- [What you should do]: What do the lines from the top of the data through the line with "2.70, 2.99, 2.86, 2.98, 2.87, 2.85, 2.83, 2.87, 2.83, 2.77]" say? Quote them exactly and include both ends.

- [Given data]:

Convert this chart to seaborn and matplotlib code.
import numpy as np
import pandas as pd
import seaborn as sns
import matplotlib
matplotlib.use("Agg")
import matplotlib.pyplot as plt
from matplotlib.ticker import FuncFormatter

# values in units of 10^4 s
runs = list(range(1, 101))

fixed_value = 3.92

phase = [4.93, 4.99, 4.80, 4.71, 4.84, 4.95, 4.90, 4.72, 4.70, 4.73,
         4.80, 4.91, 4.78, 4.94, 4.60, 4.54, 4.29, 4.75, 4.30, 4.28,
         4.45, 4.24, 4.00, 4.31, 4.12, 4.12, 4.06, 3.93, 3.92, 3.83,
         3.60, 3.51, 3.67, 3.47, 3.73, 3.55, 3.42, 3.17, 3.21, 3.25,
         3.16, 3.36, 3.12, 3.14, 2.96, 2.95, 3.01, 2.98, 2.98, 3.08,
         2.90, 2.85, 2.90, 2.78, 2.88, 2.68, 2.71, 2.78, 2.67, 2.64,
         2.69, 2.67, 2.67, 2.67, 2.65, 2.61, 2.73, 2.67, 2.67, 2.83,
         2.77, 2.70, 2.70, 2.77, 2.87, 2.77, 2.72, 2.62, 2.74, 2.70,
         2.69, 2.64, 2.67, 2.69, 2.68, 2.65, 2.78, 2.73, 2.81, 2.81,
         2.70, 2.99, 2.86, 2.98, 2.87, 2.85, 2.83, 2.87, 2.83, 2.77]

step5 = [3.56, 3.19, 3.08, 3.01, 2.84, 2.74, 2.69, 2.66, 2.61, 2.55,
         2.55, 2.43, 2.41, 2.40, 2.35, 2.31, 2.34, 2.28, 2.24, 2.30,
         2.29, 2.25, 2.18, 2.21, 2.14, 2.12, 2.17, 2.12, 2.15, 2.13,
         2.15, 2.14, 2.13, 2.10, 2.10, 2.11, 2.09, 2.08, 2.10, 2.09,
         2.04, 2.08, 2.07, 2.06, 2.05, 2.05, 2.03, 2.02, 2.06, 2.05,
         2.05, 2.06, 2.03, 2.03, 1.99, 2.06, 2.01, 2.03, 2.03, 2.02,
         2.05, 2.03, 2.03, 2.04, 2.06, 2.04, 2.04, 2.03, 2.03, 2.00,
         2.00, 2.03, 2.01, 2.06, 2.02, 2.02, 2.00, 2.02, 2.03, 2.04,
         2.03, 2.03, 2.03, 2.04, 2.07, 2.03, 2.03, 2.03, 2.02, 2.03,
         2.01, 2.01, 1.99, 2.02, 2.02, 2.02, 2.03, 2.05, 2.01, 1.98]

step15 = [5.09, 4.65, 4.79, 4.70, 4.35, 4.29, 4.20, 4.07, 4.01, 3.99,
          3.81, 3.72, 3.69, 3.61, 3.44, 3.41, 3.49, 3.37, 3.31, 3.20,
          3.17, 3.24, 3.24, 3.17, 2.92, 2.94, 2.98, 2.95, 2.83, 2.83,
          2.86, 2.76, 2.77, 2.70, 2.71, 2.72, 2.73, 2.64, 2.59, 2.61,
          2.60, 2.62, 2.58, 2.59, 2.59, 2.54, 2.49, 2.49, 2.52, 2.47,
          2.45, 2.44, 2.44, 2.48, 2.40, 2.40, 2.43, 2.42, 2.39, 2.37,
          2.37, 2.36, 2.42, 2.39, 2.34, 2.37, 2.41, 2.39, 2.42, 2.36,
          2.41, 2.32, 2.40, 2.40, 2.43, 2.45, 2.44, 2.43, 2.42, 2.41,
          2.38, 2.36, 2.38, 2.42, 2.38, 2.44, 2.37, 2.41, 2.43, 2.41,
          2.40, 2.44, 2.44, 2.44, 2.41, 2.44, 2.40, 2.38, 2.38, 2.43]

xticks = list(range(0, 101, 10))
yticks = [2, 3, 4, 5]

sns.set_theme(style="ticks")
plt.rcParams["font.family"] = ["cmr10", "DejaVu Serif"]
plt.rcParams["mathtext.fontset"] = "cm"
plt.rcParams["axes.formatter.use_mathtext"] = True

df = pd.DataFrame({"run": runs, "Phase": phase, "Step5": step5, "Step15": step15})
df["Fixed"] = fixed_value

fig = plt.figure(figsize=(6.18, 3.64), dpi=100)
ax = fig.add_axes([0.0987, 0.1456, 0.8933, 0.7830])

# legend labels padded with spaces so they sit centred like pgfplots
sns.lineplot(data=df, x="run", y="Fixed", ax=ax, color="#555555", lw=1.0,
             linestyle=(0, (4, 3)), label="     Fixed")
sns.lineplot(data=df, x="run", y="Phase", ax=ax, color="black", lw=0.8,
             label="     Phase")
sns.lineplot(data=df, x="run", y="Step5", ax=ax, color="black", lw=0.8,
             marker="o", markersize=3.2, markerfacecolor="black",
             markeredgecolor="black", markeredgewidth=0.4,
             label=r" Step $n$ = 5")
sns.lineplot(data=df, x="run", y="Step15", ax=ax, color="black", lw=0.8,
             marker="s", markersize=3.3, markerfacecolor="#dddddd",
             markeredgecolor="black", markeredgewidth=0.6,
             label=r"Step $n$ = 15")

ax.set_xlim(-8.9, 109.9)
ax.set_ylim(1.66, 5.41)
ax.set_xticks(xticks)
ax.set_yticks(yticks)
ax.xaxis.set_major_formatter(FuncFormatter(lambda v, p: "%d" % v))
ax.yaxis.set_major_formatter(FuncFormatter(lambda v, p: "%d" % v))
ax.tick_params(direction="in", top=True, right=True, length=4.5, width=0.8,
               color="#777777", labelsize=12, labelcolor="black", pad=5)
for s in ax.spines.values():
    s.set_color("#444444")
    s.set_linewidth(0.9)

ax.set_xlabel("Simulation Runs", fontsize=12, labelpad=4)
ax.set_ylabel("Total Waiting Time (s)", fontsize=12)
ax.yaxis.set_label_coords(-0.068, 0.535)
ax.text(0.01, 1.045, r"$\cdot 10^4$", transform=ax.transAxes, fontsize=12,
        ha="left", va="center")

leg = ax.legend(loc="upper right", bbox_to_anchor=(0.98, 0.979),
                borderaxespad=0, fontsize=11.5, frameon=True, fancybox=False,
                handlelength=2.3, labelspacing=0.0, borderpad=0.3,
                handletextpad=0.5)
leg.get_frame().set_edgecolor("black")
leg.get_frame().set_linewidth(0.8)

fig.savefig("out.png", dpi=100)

- [Written answer]:
Convert this chart to seaborn and matplotlib code.
import numpy as np
import pandas as pd
import seaborn as sns
import matplotlib
matplotlib.use("Agg")
import matplotlib.pyplot as plt
from matplotlib.ticker import FuncFormatter

# values in units of 10^4 s
runs = list(range(1, 101))

fixed_value = 3.92

phase = [4.93, 4.99, 4.80, 4.71, 4.84, 4.95, 4.90, 4.72, 4.70, 4.73,
         4.80, 4.91, 4.78, 4.94, 4.60, 4.54, 4.29, 4.75, 4.30, 4.28,
         4.45, 4.24, 4.00, 4.31, 4.12, 4.12, 4.06, 3.93, 3.92, 3.83,
         3.60, 3.51, 3.67, 3.47, 3.73, 3.55, 3.42, 3.17, 3.21, 3.25,
         3.16, 3.36, 3.12, 3.14, 2.96, 2.95, 3.01, 2.98, 2.98, 3.08,
         2.90, 2.85, 2.90, 2.78, 2.88, 2.68, 2.71, 2.78, 2.67, 2.64,
         2.69, 2.67, 2.67, 2.67, 2.65, 2.61, 2.73, 2.67, 2.67, 2.83,
         2.77, 2.70, 2.70, 2.77, 2.87, 2.77, 2.72, 2.62, 2.74, 2.70,
         2.69, 2.64, 2.67, 2.69, 2.68, 2.65, 2.78, 2.73, 2.81, 2.81,
         2.70, 2.99, 2.86, 2.98, 2.87, 2.85, 2.83, 2.87, 2.83, 2.77]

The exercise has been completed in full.